WORKING DATA →
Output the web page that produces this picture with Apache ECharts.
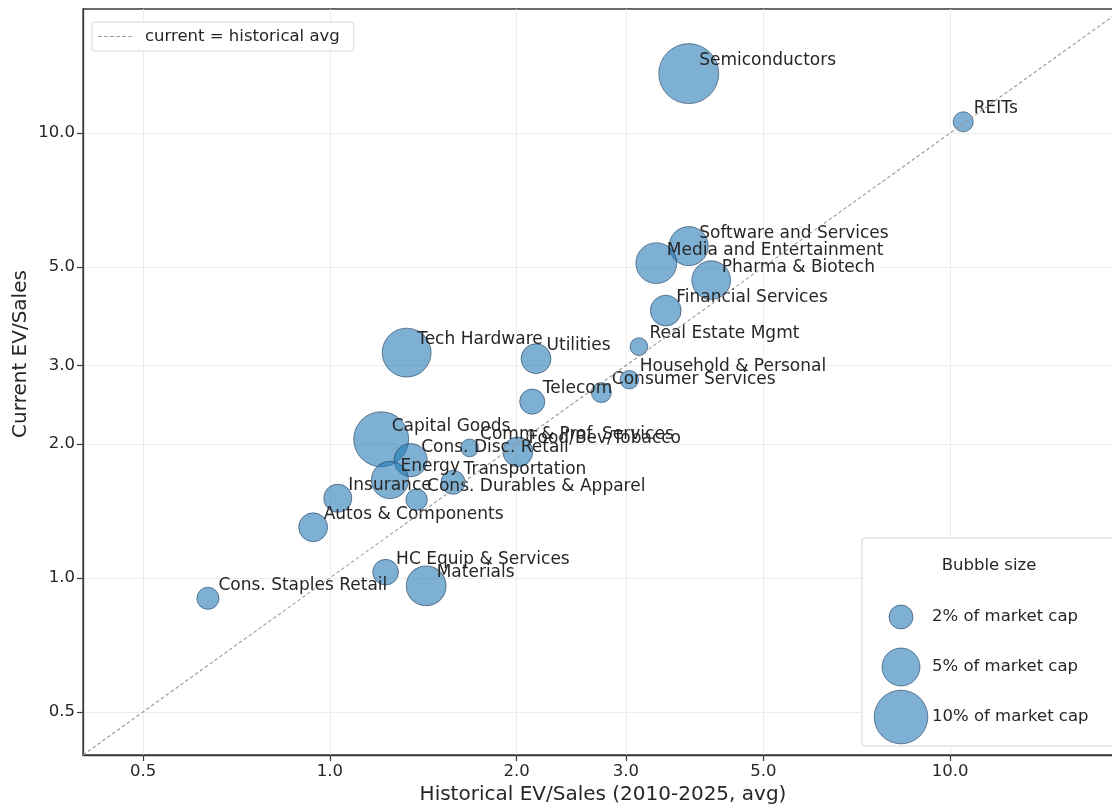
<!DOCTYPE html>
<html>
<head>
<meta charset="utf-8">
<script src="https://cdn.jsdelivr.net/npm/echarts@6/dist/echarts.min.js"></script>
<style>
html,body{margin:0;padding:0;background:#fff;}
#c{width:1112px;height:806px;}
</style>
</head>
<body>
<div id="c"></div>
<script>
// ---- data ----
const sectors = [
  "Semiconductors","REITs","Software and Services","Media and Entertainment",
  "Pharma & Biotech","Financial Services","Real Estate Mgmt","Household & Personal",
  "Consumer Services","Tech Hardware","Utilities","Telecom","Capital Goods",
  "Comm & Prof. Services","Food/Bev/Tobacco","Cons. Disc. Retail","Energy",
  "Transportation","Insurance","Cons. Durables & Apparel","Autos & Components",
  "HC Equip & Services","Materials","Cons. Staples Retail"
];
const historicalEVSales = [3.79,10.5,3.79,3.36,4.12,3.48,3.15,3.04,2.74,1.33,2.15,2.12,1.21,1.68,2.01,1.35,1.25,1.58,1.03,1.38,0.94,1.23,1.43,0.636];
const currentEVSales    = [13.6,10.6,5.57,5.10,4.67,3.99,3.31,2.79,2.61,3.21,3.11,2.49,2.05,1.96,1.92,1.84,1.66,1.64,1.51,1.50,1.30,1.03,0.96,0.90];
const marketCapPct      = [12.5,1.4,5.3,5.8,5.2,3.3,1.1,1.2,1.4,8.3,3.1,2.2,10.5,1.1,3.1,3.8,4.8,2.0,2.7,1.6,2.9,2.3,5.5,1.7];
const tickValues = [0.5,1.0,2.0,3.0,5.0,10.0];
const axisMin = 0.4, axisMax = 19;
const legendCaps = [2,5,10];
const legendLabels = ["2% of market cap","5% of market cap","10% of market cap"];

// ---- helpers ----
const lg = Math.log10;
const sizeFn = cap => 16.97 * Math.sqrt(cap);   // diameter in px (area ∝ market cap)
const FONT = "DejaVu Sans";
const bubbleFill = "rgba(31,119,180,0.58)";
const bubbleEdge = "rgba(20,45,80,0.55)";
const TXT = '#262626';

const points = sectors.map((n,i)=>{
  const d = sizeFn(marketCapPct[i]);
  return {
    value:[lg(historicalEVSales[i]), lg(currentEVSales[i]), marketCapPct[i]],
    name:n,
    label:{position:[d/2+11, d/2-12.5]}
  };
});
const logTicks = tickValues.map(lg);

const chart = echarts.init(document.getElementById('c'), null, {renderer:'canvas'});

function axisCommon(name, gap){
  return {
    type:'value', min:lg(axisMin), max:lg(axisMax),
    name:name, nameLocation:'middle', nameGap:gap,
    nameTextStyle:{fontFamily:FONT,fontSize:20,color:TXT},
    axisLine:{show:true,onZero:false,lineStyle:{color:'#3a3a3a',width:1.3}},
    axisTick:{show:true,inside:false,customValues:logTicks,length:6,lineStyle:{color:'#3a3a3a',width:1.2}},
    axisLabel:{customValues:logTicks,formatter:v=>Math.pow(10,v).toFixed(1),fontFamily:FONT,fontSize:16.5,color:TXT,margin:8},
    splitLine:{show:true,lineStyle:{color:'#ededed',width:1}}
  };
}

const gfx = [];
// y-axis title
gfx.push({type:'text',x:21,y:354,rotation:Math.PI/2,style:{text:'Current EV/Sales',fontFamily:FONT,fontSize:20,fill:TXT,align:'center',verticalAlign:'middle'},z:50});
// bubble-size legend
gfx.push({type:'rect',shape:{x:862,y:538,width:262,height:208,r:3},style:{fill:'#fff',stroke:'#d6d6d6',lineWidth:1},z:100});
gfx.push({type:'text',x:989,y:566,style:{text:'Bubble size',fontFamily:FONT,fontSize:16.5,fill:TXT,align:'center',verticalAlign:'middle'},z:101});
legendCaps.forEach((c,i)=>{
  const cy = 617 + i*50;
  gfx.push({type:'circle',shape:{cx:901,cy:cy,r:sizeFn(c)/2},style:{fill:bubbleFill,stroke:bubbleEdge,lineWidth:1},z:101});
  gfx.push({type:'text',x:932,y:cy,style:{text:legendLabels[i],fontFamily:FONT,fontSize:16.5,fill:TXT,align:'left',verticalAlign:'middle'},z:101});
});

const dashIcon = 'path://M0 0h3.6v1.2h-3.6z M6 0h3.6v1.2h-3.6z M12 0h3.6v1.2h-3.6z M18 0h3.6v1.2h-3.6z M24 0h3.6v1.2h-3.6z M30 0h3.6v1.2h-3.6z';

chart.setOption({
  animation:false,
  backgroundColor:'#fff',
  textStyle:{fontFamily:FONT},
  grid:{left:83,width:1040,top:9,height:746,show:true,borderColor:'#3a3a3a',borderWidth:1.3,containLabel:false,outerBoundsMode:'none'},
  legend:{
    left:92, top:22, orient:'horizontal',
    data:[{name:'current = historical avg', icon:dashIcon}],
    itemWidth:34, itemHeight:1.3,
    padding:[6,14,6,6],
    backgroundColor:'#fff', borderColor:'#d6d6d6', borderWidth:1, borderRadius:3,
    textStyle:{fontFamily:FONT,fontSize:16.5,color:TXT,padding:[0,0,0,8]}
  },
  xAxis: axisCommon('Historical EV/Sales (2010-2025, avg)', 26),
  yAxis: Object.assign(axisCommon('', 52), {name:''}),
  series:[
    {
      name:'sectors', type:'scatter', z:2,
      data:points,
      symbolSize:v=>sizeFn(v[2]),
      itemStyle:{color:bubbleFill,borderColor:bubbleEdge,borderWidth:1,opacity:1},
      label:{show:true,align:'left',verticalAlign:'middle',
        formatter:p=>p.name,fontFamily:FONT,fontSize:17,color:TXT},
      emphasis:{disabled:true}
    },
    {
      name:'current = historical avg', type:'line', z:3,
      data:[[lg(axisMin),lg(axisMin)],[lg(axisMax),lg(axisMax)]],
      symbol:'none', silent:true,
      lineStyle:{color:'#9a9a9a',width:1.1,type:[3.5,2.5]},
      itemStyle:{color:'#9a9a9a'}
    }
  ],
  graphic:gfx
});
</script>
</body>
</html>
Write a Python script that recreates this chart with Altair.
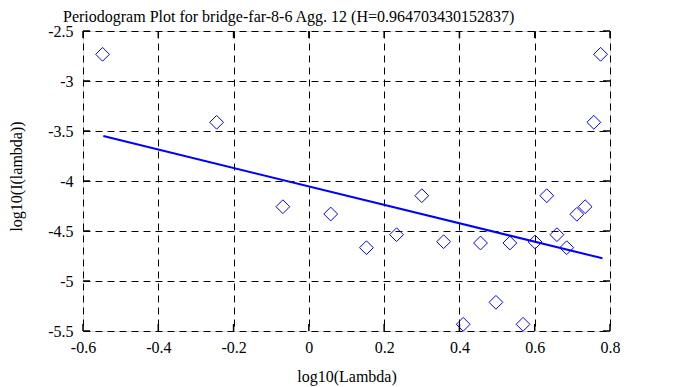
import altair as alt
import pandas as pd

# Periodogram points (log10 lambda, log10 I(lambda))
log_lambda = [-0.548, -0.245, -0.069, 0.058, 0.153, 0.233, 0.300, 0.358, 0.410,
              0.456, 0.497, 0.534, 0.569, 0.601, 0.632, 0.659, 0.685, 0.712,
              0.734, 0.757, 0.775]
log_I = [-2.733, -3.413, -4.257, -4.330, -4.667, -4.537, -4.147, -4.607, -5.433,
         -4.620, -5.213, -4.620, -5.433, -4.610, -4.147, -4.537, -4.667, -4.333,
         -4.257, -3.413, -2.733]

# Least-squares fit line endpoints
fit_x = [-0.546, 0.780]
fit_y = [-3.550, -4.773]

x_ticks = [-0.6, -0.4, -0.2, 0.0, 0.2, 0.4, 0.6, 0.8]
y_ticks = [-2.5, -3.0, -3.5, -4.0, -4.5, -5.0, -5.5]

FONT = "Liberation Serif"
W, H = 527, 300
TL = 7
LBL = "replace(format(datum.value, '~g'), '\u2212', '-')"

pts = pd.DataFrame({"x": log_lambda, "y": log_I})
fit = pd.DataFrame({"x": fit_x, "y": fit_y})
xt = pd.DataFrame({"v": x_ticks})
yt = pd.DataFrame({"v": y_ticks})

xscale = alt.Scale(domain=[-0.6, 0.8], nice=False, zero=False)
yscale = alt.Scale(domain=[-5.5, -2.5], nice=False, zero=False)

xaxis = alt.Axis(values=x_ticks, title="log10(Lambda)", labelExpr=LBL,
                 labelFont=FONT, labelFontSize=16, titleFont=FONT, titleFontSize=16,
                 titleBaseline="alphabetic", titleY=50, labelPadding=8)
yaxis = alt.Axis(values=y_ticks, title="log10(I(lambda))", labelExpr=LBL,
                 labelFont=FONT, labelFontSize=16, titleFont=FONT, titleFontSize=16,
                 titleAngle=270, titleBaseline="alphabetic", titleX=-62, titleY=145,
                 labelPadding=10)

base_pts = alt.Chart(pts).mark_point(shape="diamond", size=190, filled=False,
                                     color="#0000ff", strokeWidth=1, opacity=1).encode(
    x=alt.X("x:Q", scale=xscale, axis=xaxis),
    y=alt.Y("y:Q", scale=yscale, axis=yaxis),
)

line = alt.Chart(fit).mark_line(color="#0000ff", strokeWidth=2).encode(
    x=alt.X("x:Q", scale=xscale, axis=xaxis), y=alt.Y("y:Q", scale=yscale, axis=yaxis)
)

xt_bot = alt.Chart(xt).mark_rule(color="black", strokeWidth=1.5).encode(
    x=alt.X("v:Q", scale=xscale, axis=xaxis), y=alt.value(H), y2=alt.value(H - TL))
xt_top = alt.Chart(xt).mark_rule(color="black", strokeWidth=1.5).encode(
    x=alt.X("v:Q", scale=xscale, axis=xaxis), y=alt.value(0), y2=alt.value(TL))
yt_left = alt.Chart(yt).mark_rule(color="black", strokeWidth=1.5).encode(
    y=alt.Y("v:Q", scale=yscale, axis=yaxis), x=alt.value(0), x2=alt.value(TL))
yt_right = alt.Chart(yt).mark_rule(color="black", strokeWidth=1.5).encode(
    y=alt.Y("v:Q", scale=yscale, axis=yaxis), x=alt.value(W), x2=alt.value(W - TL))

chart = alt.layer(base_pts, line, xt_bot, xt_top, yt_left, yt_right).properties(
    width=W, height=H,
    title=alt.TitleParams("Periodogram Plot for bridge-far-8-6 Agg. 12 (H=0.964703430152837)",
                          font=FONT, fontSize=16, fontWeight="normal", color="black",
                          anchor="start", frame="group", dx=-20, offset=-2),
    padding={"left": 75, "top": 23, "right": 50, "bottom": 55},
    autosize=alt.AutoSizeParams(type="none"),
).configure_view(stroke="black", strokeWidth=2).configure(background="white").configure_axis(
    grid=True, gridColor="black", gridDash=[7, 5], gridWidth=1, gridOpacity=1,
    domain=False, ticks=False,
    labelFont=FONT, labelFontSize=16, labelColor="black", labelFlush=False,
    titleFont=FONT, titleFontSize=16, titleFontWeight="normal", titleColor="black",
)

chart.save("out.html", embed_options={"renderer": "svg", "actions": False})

TASK REQUIREMENTS → From the records above, give again only the part that opens with the line containing "Write a Python" and closes with the line containing "-4.257, -3.413, -2.733]". Keep both ends but drop the pictures.

OUTPUT FOR THIS EXERCISE →
Write a Python script that recreates this chart with Altair.
import altair as alt
import pandas as pd

# Periodogram points (log10 lambda, log10 I(lambda))
log_lambda = [-0.548, -0.245, -0.069, 0.058, 0.153, 0.233, 0.300, 0.358, 0.410,
              0.456, 0.497, 0.534, 0.569, 0.601, 0.632, 0.659, 0.685, 0.712,
              0.734, 0.757, 0.775]
log_I = [-2.733, -3.413, -4.257, -4.330, -4.667, -4.537, -4.147, -4.607, -5.433,
         -4.620, -5.213, -4.620, -5.433, -4.610, -4.147, -4.537, -4.667, -4.333,
         -4.257, -3.413, -2.733]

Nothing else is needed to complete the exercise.